Presque aussi nombreux que les Albanais, mais plus dispersés qu’eux, les Romano-Valaques dont en plusieurs chapitres nous avons parlé, n’ont que tout dernièrement commencé de s’instruire en leur propre langue. Au temps de Rome, ils cultivaient le latin dont le Volsque (Valaque) était le dialecte vulgaire. Maintenant c’est par le Valaque ou Volsque, leur idiome de famille, qu’ils veulent commencer leur éducation domestique. Qui peut ne pas les en féliciter? Et ne pas désirer voir les Albanais, imitant leur exemple, faire revivre le bel idiome des Pélasges.
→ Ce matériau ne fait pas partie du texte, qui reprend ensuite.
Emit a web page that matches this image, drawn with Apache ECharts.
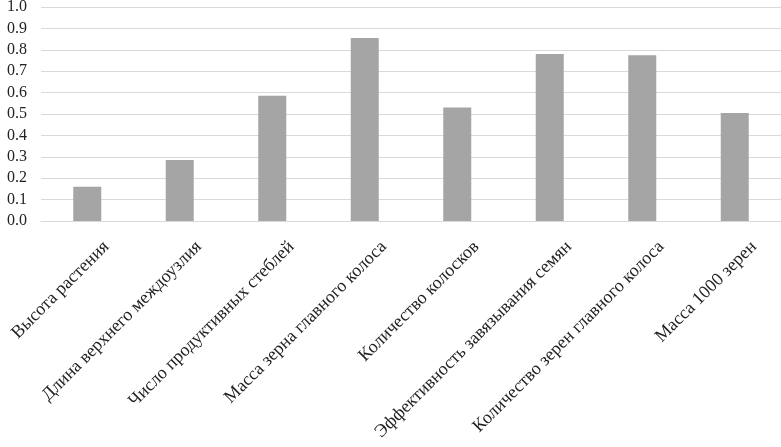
<!DOCTYPE html>
<html>
<head>
<meta charset="utf-8">
<script src="https://cdn.jsdelivr.net/npm/echarts@6/dist/echarts.min.js"></script>
<style>
  html, body { margin: 0; padding: 0; background: #fff; }
  #chart { width: 781px; height: 447px; }
</style>
</head>
<body>
<div id="chart"></div>
<script>
var categories = [
  "Высота растения",
  "Длина верхнего междоузлия",
  "Число продуктивных стеблей",
  "Масса зерна главного колоса",
  "Количество колосков",
  "Эффективность завязывания семян",
  "Количество зерен главного колоса",
  "Масса 1000 зерен"
];
var values = [0.16, 0.285, 0.585, 0.855, 0.53, 0.78, 0.775, 0.505];
var yMin = 0, yMax = 1, yStep = 0.1;

var chart = echarts.init(document.getElementById("chart"));
chart.setOption({
  backgroundColor: "#fff",
  animation: false,
  grid: { left: 41, right: 0, top: 7, bottom: 226, containLabel: false, outerBoundsMode: "none" },
  xAxis: {
    type: "category",
    data: categories,
    axisTick: { show: false },
    axisLine: { lineStyle: { color: "#d9d9d9", width: 1 } },
    axisLabel: {
      interval: 0,
      rotate: 45,
      margin: 4,
      lineHeight: 18,
      color: "#222",
      fontFamily: "Liberation Serif",
      fontSize: 18,
      // empty lines above push the rotated text down-right, like the original
      formatter: function (v) { return "\n\n\n" + v; }
    }
  },
  yAxis: {
    type: "value",
    min: yMin,
    max: yMax,
    interval: yStep,
    axisLine: { show: false },
    axisTick: { show: false },
    splitLine: { lineStyle: { color: "#d9d9d9", width: 1 } },
    axisLabel: {
      margin: 14,
      color: "#222",
      fontFamily: "Liberation Serif",
      fontSize: 16,
      formatter: function (v) { return v.toFixed(1); }
    }
  },
  series: [{
    type: "bar",
    data: values,
    barWidth: 28,
    itemStyle: { color: "#a5a5a5" }
  }]
});
</script>
</body>
</html>
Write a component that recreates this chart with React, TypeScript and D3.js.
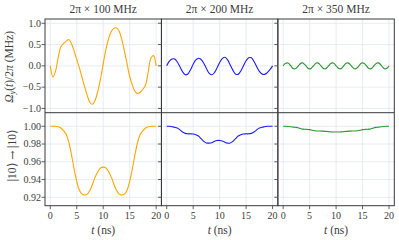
import React from 'react';
import * as d3 from 'd3';

// sample times (ns)
const tHalf = d3.range(0, 20.001, 0.5);
const tQuarter = d3.range(0, 20.001, 0.25);

const titles = ['2π × 100 MHz', '2π × 200 MHz', '2π × 350 MHz'];
const colors = ['#ffa500', '#1a1aff', '#2a962a'];

// Omega_y(t)/2pi
const pulse100 = [0, -0.26, -0.12, 0.2, 0.45, 0.52, 0.58, 0.62, 0.52, 0.35, 0.15, -0.05, -0.27, -0.5, -0.7, -0.86, -0.9, -0.8, -0.58, -0.3,
  0.05, 0.38, 0.63, 0.8, 0.88, 0.89, 0.82, 0.62, 0.35, 0.05, -0.25, -0.45, -0.6, -0.65, -0.62, -0.55, -0.45, -0.15, 0.18, 0.24, 0];
const pulse200 = [0, 0.11, 0.16, 0.16, 0.09, -0.02, -0.14, -0.21, -0.19, -0.09, 0.04, 0.14, 0.18, 0.15, 0.06, -0.06, -0.17, -0.21, -0.16, -0.05,
  0.08, 0.17, 0.2, 0.14, 0.02, -0.1, -0.19, -0.2, -0.12, 0, 0.12, 0.19, 0.19, 0.1, -0.02, -0.13, -0.19, -0.2, -0.16, -0.09, 0];
const pulse350 = [0, 0.04, 0.06, 0.07, 0.06, 0.03, -0.01, -0.05, -0.07, -0.07, -0.05, -0.02, 0.02, 0.05, 0.07, 0.065, 0.04, 0.01, -0.03, -0.06,
  -0.07, -0.06, -0.03, 0, 0.04, 0.065, 0.07, 0.055, 0.02, -0.015, -0.05, -0.07, -0.07, -0.045, -0.01, 0.025, 0.055, 0.07, 0.065, 0.04,
  0, -0.035, -0.06, -0.07, -0.06, -0.03, 0.01, 0.045, 0.065, 0.07, 0.05, 0.02, -0.02, -0.05, -0.07, -0.065, -0.045, -0.01, 0.03, 0.06,
  0.07, 0.06, 0.035, 0, -0.04, -0.065, -0.07, -0.055, -0.025, 0.015, 0.045, 0.065, 0.07, 0.05, 0.015, -0.025, -0.055, -0.07, -0.065, -0.04, 0];

// |10> -> |10> population
const pop100 = [1, 1, 1, 0.9995, 0.998, 0.995, 0.991, 0.982, 0.968, 0.952, 0.938, 0.928, 0.9235, 0.9225, 0.9235, 0.928, 0.935, 0.943, 0.949, 0.953,
  0.954, 0.953, 0.949, 0.943, 0.935, 0.928, 0.9235, 0.9225, 0.9235, 0.928, 0.938, 0.952, 0.968, 0.982, 0.991, 0.995, 0.998, 0.9995, 1, 1, 1];
const pop200 = [1, 1, 0.9995, 0.999, 0.998, 0.996, 0.9935, 0.992, 0.9915, 0.9915, 0.9913, 0.9905, 0.989, 0.986, 0.983, 0.9812, 0.981, 0.9815, 0.983, 0.984,
  0.984, 0.9835, 0.982, 0.981, 0.9812, 0.983, 0.986, 0.989, 0.9905, 0.9913, 0.9915, 0.9915, 0.992, 0.9935, 0.996, 0.998, 0.999, 0.9995, 1, 1, 1];
const pop350 = [1, 1, 0.9998, 0.9995, 0.999, 0.9988, 0.998, 0.997, 0.9967, 0.9965, 0.9962, 0.9955, 0.995, 0.9947, 0.9946, 0.9945, 0.9943, 0.994, 0.9937, 0.9936,
  0.9935, 0.9936, 0.9937, 0.994, 0.9943, 0.9945, 0.9946, 0.9947, 0.995, 0.9955, 0.9962, 0.9965, 0.9967, 0.997, 0.998, 0.9988, 0.999, 0.9995, 0.9998, 1, 1];

const xTicks = [0, 5, 10, 15, 20];
const topTicks = [-1.0, -0.5, 0.0, 0.5, 1.0];
const botTicks = [0.92, 0.94, 0.96, 0.98, 1.0];

const pulses = [
  { t: tHalf, v: pulse100 },
  { t: tHalf, v: pulse200 },
  { t: tQuarter, v: pulse350 },
];
const pops = [pop100, pop200, pop350];

const W = 399, H = 240;
const left = 45, right = 394.3, top = 19, mid = 112.7, bottom = 205.7;
const pw = (right - left) / 3;
const font = 'Liberation Serif';
const gridColor = '#e1e7ef';
const spine = '#3a3a3a';
const txt = '#3c3c3c';

const yTop = d3.scaleLinear().domain([-1.1, 1.1]).range([mid, top]);
const yBot = d3.scaleLinear().domain([0.9105, 1.0153]).range([bottom, mid]);

const fmt = (v: number, d: number) => v.toFixed(d).replace('-', '−');

function Panel({ i }: { i: number }) {
  const x0 = left + i * pw;
  const x = d3.scaleLinear().domain([-1, 21]).range([x0, x0 + pw]);
  const lineTop = d3.line<number>().x((_, k) => x(pulses[i].t[k])).y(d => yTop(d)).curve(d3.curveCatmullRom);
  const lineBot = d3.line<number>().x((_, k) => x(tHalf[k])).y(d => yBot(d)).curve(d3.curveCatmullRom);
  return (
    <g>
      {/* grid */}
      {xTicks.map(t => (
        <line key={'gx' + t} x1={x(t)} x2={x(t)} y1={top} y2={bottom} stroke={gridColor} strokeWidth={0.8} />
      ))}
      {topTicks.map(v => (
        <line key={'gt' + v} x1={x0} x2={x0 + pw} y1={yTop(v)} y2={yTop(v)} stroke={gridColor} strokeWidth={0.8} />
      ))}
      {botTicks.map(v => (
        <line key={'gb' + v} x1={x0} x2={x0 + pw} y1={yBot(v)} y2={yBot(v)} stroke={gridColor} strokeWidth={0.8} />
      ))}
      <path d={lineTop(pulses[i].v) || ''} fill="none" stroke={colors[i]} strokeWidth={1.1} />
      <path d={lineBot(pops[i]) || ''} fill="none" stroke={colors[i]} strokeWidth={1.1} />
      {/* y ticks */}
      {topTicks.map(v => (
        <line key={'tt' + v} x1={x0 - 3.5} x2={x0} y1={yTop(v)} y2={yTop(v)} stroke={spine} strokeWidth={0.8} />
      ))}
      {botTicks.map(v => (
        <line key={'tb' + v} x1={x0 - 3.5} x2={x0} y1={yBot(v)} y2={yBot(v)} stroke={spine} strokeWidth={0.8} />
      ))}
      {/* x ticks + labels */}
      {xTicks.map(t => (
        <g key={'xt' + t}>
          <line x1={x(t)} x2={x(t)} y1={bottom} y2={bottom + 3.5} stroke={spine} strokeWidth={0.8} />
          <text x={x(t)} y={bottom + 13} textAnchor="middle" fontSize={10} fontFamily={font} fill={txt}>{t}</text>
        </g>
      ))}
      <text x={x0 + pw / 2} y={13} textAnchor="middle" fontSize={11.5} fontFamily={font} fill={txt}>{titles[i]}</text>
      <text x={x(10)} y={234} textAnchor="middle" fontSize={11.5} fontFamily={font} fill={txt}>
        <tspan fontStyle="italic">t</tspan> (ns)
      </text>
      {/* panel frame */}
      <rect x={x0} y={top} width={pw} height={bottom - top} fill="none" stroke={spine} strokeWidth={1} />
    </g>
  );
}

export default function App() {
  return (
    <svg width={W} height={H} fontFamily={font} style={{ position: 'absolute', left: 0, top: 0 }}>
      <rect width={W} height={H} fill="#fff" />
      {[0, 1, 2].map(i => <Panel key={i} i={i} />)}
      <line x1={left} x2={right} y1={mid} y2={mid} stroke={spine} strokeWidth={1} />
      {topTicks.map(v => (
        <text key={'lt' + v} x={41} y={yTop(v) + 3.3} textAnchor="end" fontSize={10} fontFamily={font} fill={txt}>{fmt(v, 1)}</text>
      ))}
      {botTicks.map(v => (
        <text key={'lb' + v} x={41} y={yBot(v) + 3.3} textAnchor="end" fontSize={10} fontFamily={font} fill={txt}>{fmt(v, 2)}</text>
      ))}
      <text transform={`translate(13,${(top + mid) / 2 + 1}) rotate(-90)`} textAnchor="middle" fontSize={11.5} fontFamily={font} fill={txt}>
        <tspan fontStyle="italic">Ω</tspan><tspan fontStyle="italic" fontSize={8} dy={2}>y</tspan><tspan dy={-2}>(</tspan><tspan fontStyle="italic">t</tspan>)/2<tspan fontStyle="italic">π</tspan> (MHz)
      </text>
      <text transform={`translate(16,${(mid + bottom) / 2 - 4}) rotate(-90)`} textAnchor="middle" fontSize={11.5} fontFamily={font} fill={txt}>
        |10⟩ <tspan fontFamily="DejaVu Serif" fontSize={10.5}>→</tspan> |10⟩
      </text>
    </svg>
  );
}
Mêlés en Albanie, en Macédoine et ailleurs depuis l’époque romaine, Valaques et Albanais s’étendirent plus tard en Grèce d’où les Grecs s’étaient enfuis. Et à proprement parler, ce sont eux qui rependaient leur sang au moment où l’Europe intervint et fit ce petit royaume où tout aussitôt les Gréco-Phanariotes accoururent de partout, comme ils étaient accourus de partout lorsque Constantin fonda Byzance.
Cependant Valaques et Albanais ont enfin compris la mystification dont ils ont été victimes, et ils savent comment les Grecs s’approprient le travail des autres. Jadis à Constantinople, pour se donner du ton, les grécisants prirent le nom de Romain, comme les hellénisants prennent aujourd’hui le nom d’Hellène. Mais une telle ruse a fait son temps. Elle est forcée à jour, et les Sylloghues hellénisateurs auront tôt ou tard travaillé pour d’autres que pour les Grecs.
Sans doute qu’au temps de Rome, Valaques et Albanais parlaient comme aujourd’hui leurs idiomes particuliers au foyer domestique. Mais pour les relations générales, ils avaient besoin du latin qu’ils apprenaient dans les écoles publiques.
Qu’ils parlent donc en famille leurs propres idiomes et les cultivent dans les institutions communales. Leur sentiments patriotiques n’en seront que plus forts et plus vivaces. Mais, eux-mêmes, nous ont dit souvent que pour le commerce et d’autres relations, ils ont besoin d’une langue plus étendue que le grec, une langue qui les mette en rapport avec le reste du monde.